C'était inhabituel. Je n'ai pas l'habitude de présider la période des questions, mais c'était une discussion intéressante.
Monsieur Duguay, je tiens à vous remercier d'être venu aujourd'hui. Je suis désolé d'avoir dû vous interrompre à quelques reprises. Je souhaitais permettre à tous les membres du comité de vous poser des questions. Nous avons beaucoup apprécié vos réponses.

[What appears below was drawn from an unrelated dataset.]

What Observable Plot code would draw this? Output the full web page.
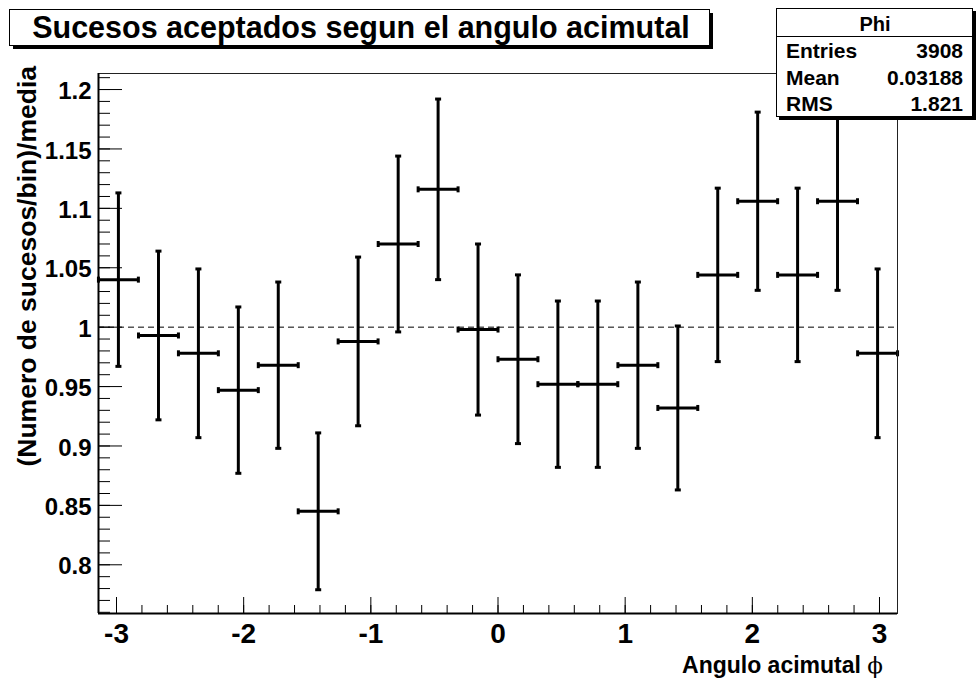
<!DOCTYPE html>
<html><head><meta charset="utf-8">
<script src="https://cdn.jsdelivr.net/npm/d3@7"></script>
<script src="https://cdn.jsdelivr.net/npm/@observablehq/plot@0.6"></script>
<style>body{margin:0;background:#fff;} svg{display:block}</style>
</head><body><div id="chart"></div>
<script>
// ---- data ----
const binCenters = [-2.985, -2.670, -2.356, -2.042, -1.728, -1.414, -1.100, -0.785, -0.471, -0.157,
                     0.157,  0.471,  0.785,  1.100,  1.414,  1.728,  2.042,  2.356,  2.670,  2.985];
const ratio = [1.040, 0.993, 0.978, 0.947, 0.968, 0.845, 0.988, 1.070, 1.116, 0.998,
               0.973, 0.952, 0.952, 0.968, 0.932, 1.044, 1.106, 1.044, 1.106, 0.978];
const err   = [0.073, 0.071, 0.071, 0.070, 0.070, 0.066, 0.071, 0.074, 0.076, 0.072,
               0.071, 0.070, 0.070, 0.070, 0.069, 0.073, 0.075, 0.073, 0.075, 0.071];
const binHalfWidth = 0.157;
const referenceLevel = [1];
const xTicks = [-3, -2, -1, 0, 1, 2, 3];
const yTicks = [0.8, 0.85, 0.9, 0.95, 1, 1.05, 1.1, 1.15, 1.2];
const titleText = "Sucesos aceptados segun el angulo acimutal";
const xTitle = "Angulo acimutal ";
const xTitleSymbol = "ϕ";
const yTitle = "(Numero de sucesos/bin)/media";
const statsName = "Phi";
const statsLabels = ["Entries", "Mean", "RMS"];
const statsValues = ["3908", "0.03188", "1.821"];

// ---- layout ----
const W = 977, H = 683, mL = 98, mT = 73, mR = 80, mB = 70;
const fw = W - mL - mR, fh = H - mT - mB;
const xDomain = [-Math.PI, Math.PI];
const yDomain = [0.759, 1.2135];
const xMinor = d3.range(-30, 31, 2).map(d => d / 10);
const yMinor = d3.range(76, 122).map(d => d / 100);
const font = "'Liberation Sans', Arial, Helvetica, sans-serif";

const data = binCenters.map((x, i) => ({x, y: ratio[i], e: err[i]}));
const ends = data.flatMap(d => [{x: d.x, y: d.y - d.e}, {x: d.x, y: d.y + d.e}]);
const sides = data.flatMap(d => [{x: d.x - binHalfWidth, y: d.y}, {x: d.x + binHalfWidth, y: d.y}]);
const capH = {draw(ctx) { ctx.moveTo(-3, 0); ctx.lineTo(3, 0); }};
const capV = {draw(ctx) { ctx.moveTo(0, -3); ctx.lineTo(0, 3); }};

const chart = Plot.plot({
  width: W, height: H,
  marginLeft: mL, marginTop: mT, marginRight: mR, marginBottom: mB,
  style: {fontFamily: font, background: "white", color: "black"},
  x: {domain: xDomain},
  y: {domain: yDomain},
  marks: [
    Plot.ruleY(referenceLevel, {y: d => d, stroke: "black", strokeWidth: 1, strokeDasharray: "6,4"}),
    Plot.link(data, {x1: d => d.x - binHalfWidth, x2: d => d.x + binHalfWidth, y1: "y", y2: "y", stroke: "black", strokeWidth: 3}),
    Plot.ruleX(data, {x: "x", y1: d => d.y - d.e, y2: d => d.y + d.e, stroke: "black", strokeWidth: 3}),
    Plot.dot(ends, {x: "x", y: "y", symbol: capH, fill: "none", stroke: "black", strokeWidth: 3}),
    Plot.dot(sides, {x: "x", y: "y", symbol: capV, fill: "none", stroke: "black", strokeWidth: 3}),
    Plot.frame({stroke: "#222", strokeWidth: 1}),
    Plot.tickX(xMinor, {x: d => d, insetTop: fh - 8, stroke: "black", strokeWidth: 1}),
    Plot.tickX(xTicks, {x: d => d, insetTop: fh - 16, stroke: "black", strokeWidth: 1}),
    Plot.tickY(yMinor, {y: d => d, insetRight: fw - 12, stroke: "black", strokeWidth: 1}),
    Plot.tickY(yTicks, {y: d => d, insetRight: fw - 24, stroke: "black", strokeWidth: 1}),
    Plot.ruleX([xDomain[0]], {x: d => d, stroke: "black", strokeWidth: 2}),
    Plot.ruleY([yDomain[0]], {y: d => d, stroke: "black", strokeWidth: 2}),
    Plot.axisX({ticks: xTicks, tickSize: 0, tickPadding: 10, tickFormat: d => String(d),
                fontSize: 28, fontWeight: "bold", label: null}),
    Plot.axisY({ticks: yTicks, tickSize: 0, tickPadding: 7, tickFormat: d => String(d),
                fontSize: 24, fontWeight: "bold", dy: 2, label: null})
  ]
});
document.getElementById("chart").appendChild(chart);

// ---- ROOT-style annotations ----
const svg = d3.select(chart);
const g = svg.append("g").attr("font-family", font).attr("font-weight", "bold")
  .attr("fill", "black").attr("text-anchor", "start");

// axis titles
g.append("text").attr("transform", "translate(36,66) rotate(-90)")
  .attr("text-anchor", "end").attr("font-size", 26.5).text(yTitle);
const xt = g.append("text").attr("x", 883).attr("y", 673).attr("text-anchor", "end").attr("font-size", 23);
xt.append("tspan").text(xTitle);
xt.append("tspan").attr("font-weight", "normal").attr("font-family", "'DejaVu Serif', serif").text(xTitleSymbol);

// title box
g.append("rect").attr("x", 13).attr("y", 13).attr("width", 700).attr("height", 36).attr("fill", "black");
g.append("rect").attr("x", 9.5).attr("y", 9.5).attr("width", 700).attr("height", 36)
  .attr("fill", "white").attr("stroke", "black");
g.append("text").attr("x", 361).attr("y", 38).attr("text-anchor", "middle").attr("font-size", 30.5).text(titleText);

// stats box
g.append("rect").attr("x", 779).attr("y", 11).attr("width", 197).attr("height", 109).attr("fill", "black");
g.append("rect").attr("x", 776.5).attr("y", 8.5).attr("width", 196).attr("height", 108)
  .attr("fill", "white").attr("stroke", "black");
g.append("line").attr("x1", 776.5).attr("x2", 972.5).attr("y1", 36.5).attr("y2", 36.5).attr("stroke", "black");
g.append("text").attr("x", 875).attr("y", 31).attr("text-anchor", "middle").attr("font-size", 20).text(statsName);
const rowY = [58, 84.5, 111];
statsLabels.forEach((lab, i) => {
  g.append("text").attr("x", 786).attr("y", rowY[i]).attr("text-anchor", "start").attr("font-size", 21).text(lab);
  g.append("text").attr("x", 963).attr("y", rowY[i]).attr("text-anchor", "end").attr("font-size", 21).text(statsValues[i]);
});
</script>
</body></html>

J'aimerais que vous répondiez par écrit à la question suivante. Lorsque la Banque du Canada abaisse son taux de 50 points de base, dans ma circonscription, les consommateurs et les entreprises ont l'impression que les institutions financières ne leur permettent pas de profiter de ces taux plus bas. Je sais que nous poserons la question aux représentants des banques lorsqu'ils comparaîtront, mais si vous pouviez me fournir une réponse écrite, je la communiquerai à tous les membres du comité. Je sais que nous n'avons pas le temps pour l'instant.
Nous vous savons gré du temps que vous avez passé ici aujourd'hui. Merci.
Chers collègues du comité, nous allons suspendre la séance pendant quelques minutes, puis nous allons poursuivre avec les travaux futurs.